-- What needs to be done --
Produce an exact copy of all the data below, dropping every image.
↓↓↓
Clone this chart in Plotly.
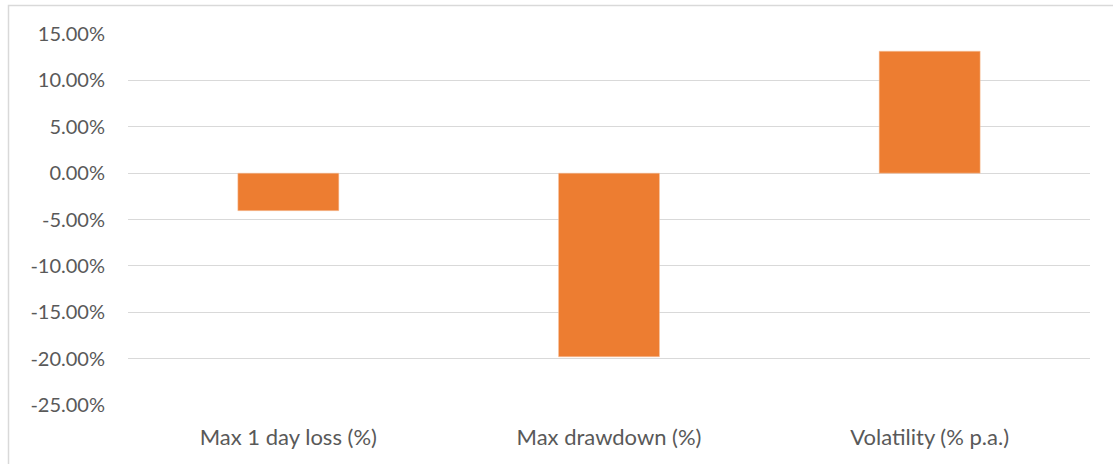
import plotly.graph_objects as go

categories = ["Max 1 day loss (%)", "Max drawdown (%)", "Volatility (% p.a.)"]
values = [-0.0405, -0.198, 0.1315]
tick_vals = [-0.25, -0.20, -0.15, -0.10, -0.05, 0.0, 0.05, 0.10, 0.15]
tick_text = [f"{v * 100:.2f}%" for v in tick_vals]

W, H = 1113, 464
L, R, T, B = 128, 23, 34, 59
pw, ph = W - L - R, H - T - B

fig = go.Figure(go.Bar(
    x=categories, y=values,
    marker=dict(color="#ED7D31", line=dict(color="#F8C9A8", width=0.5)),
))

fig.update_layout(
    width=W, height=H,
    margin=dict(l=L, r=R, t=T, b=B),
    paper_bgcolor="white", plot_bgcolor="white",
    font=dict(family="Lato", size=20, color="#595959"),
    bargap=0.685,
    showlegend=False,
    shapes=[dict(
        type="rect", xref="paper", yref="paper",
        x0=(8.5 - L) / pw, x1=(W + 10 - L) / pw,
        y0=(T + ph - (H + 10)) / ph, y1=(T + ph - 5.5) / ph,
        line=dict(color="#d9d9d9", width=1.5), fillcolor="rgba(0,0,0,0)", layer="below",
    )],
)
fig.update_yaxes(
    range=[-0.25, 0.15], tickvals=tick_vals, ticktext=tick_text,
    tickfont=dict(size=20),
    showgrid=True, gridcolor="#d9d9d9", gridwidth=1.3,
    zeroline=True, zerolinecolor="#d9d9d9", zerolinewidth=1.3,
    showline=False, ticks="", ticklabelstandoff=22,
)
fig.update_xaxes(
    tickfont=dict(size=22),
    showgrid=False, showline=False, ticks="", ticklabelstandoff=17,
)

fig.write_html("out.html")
↑↑↑
-- Response to this exercise --
Clone this chart in Plotly.
import plotly.graph_objects as go

categories = ["Max 1 day loss (%)", "Max drawdown (%)", "Volatility (% p.a.)"]
values = [-0.0405, -0.198, 0.1315]
tick_vals = [-0.25, -0.20, -0.15, -0.10, -0.05, 0.0, 0.05, 0.10, 0.15]
tick_text = [f"{v * 100:.2f}%" for v in tick_vals]

W, H = 1113, 464
L, R, T, B = 128, 23, 34, 59
pw, ph = W - L - R, H - T - B

fig = go.Figure(go.Bar(
    x=categories, y=values,
    marker=dict(color="#ED7D31", line=dict(color="#F8C9A8", width=0.5)),
))

fig.update_layout(
    width=W, height=H,
    margin=dict(l=L, r=R, t=T, b=B),
    paper_bgcolor="white", plot_bgcolor="white",
    font=dict(family="Lato", size=20, color="#595959"),
    bargap=0.685,
    showlegend=False,
    shapes=[dict(
        type="rect", xref="paper", yref="paper",
        x0=(8.5 - L) / pw, x1=(W + 10 - L) / pw,
        y0=(T + ph - (H + 10)) / ph, y1=(T + ph - 5.5) / ph,
        line=dict(color="#d9d9d9", width=1.5), fillcolor="rgba(0,0,0,0)", layer="below",
    )],
)
fig.update_yaxes(
    range=[-0.25, 0.15], tickvals=tick_vals, ticktext=tick_text,
    tickfont=dict(size=20),
    showgrid=True, gridcolor="#d9d9d9", gridwidth=1.3,
    zeroline=True, zerolinecolor="#d9d9d9", zerolinewidth=1.3,
    showline=False, ticks="", ticklabelstandoff=22,
)
fig.update_xaxes(
    tickfont=dict(size=22),
    showgrid=False, showline=False, ticks="", ticklabelstandoff=17,
)

fig.write_html("out.html")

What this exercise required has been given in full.